Baidu Heads To Brazil
Not long ago China’s number one search engine launched a Portuguese version of its site and set up shop in Brazil. Perhaps not the most obvious move for a Chinese language search engine, Baidu’s expansion into Brazil may seem like an odd choice – but it could turn out to be a cunning move by the search provider.
Baidu is the dominant search engine in China, but this doesn’t put it anywhere near the likes of Google and Bing. However fresh competition from another Chinese search engine has forced Baidu to think bigger in order to maintain its place as the top provider in its own country and make an impact overseas.
Should you care about Baidu?
We should all be cheering on the smaller guys in the search industry, because there is an unhealthy lack of competition for Google. Baidu is actually a perfect example of this, having been the number one search engine in China for so long. Only now that it faces competition from so.com has it taken action to improve its services and expand overseas.
Baidu’s search algorithm is similar to what you expect from any search engine – ranking web pages on relevance to search queries, using on-page and off-page factors. However, the quality of its results are years behind Google and the Chinese engine is still highly vulnerable to keyword stuffing and low-quality links.
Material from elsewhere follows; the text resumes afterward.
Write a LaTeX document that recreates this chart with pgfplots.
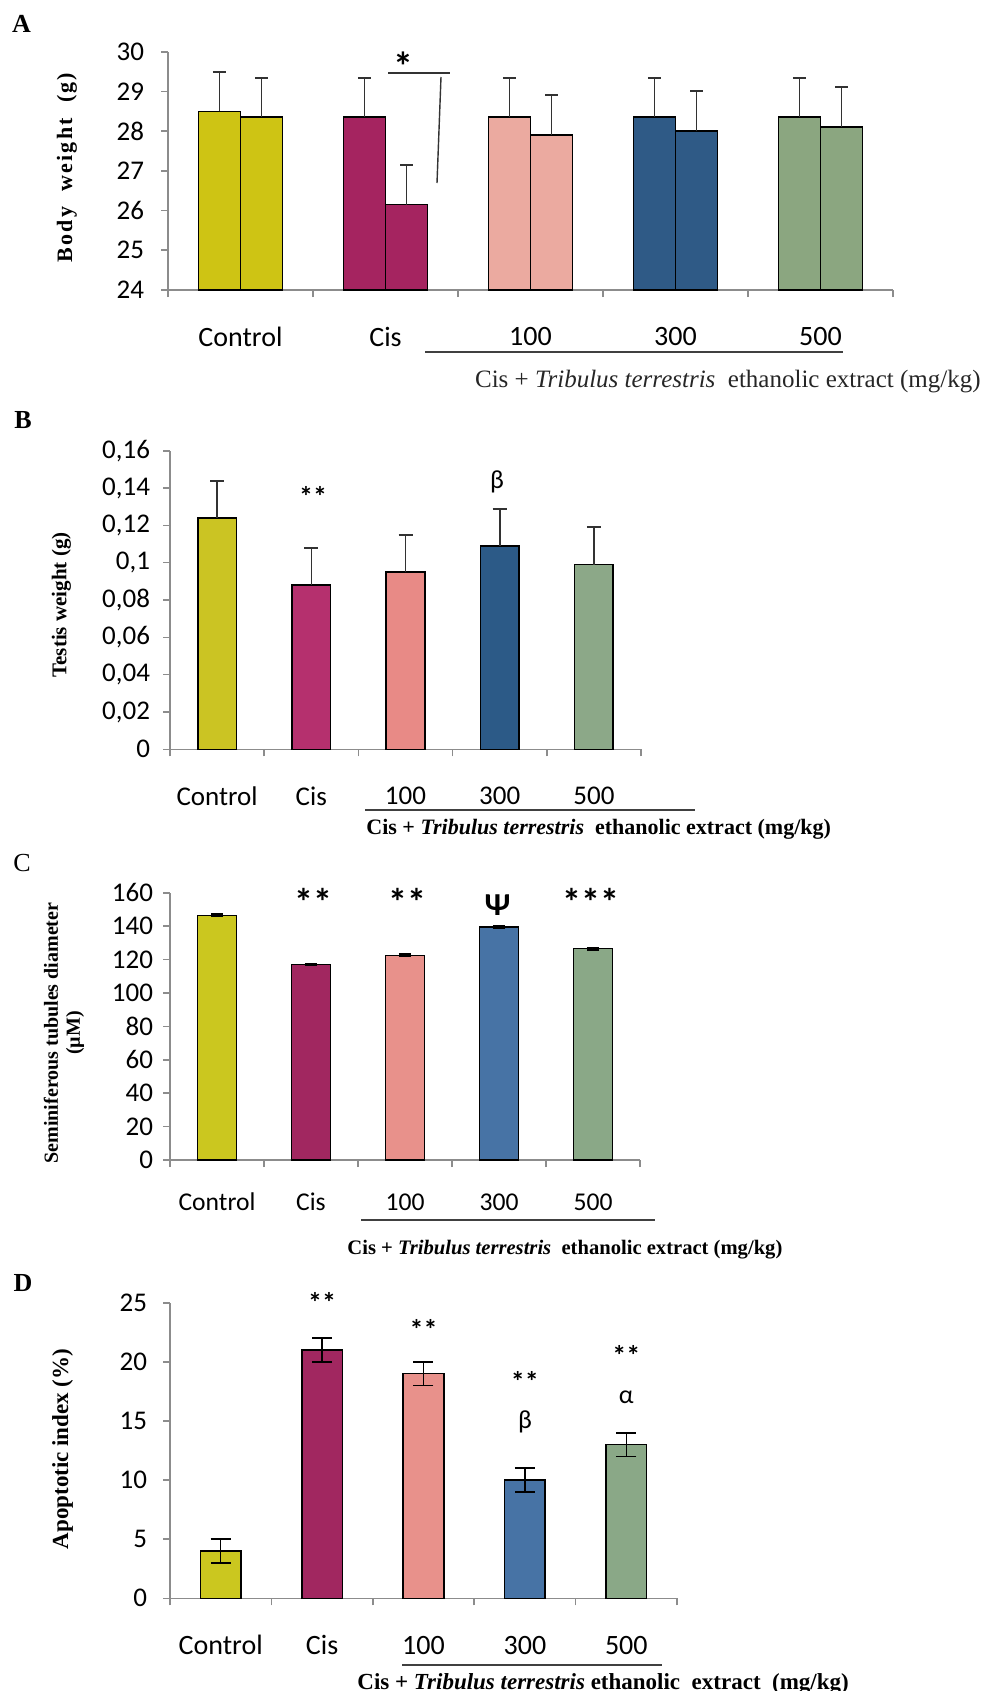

Until now Baidu hasn’t had much reason to improve its services, having been the established name in search in China – without competition. It has taken the fear of losing pole position to inspire change at Baidu and this is the same motivation we need Google to have if we can expect to see improved search for users and marketers alike.
Can Baidu make its mark on the search industry?
Right now you would have to say Baidu is light years behind the likes of Google and Bing – and it will take more than an expansion into Brazil to change that. However, there are good signs that the search provider is looking to make strides and improve its services quickly.
Baidu has hired Andrew Ng, the man behind Google’s deep learning project that powers photosearch on Google+ and Android’s voice recognition. It’s a major coup that suggests the Chinese search provider is serious about catching up to the big names in global search and it could attract other key players to the project.
One to watch
Baidu’s move into Brazil will be interesting to see and the Chinese tech firm has already announced plans for Thai and Arabic versions. So Baidu clearly has a global agenda here and success in Brazil could be the turning point.
Unsurprisingly, Brazil is dominated by Google – with 98% of the market share – however, the country still has a low internet penetration rate, with just 46% of its population online. So Baidu’s marketing strategy may not have anything to do with converting Google users, but getting there first when it comes to new users.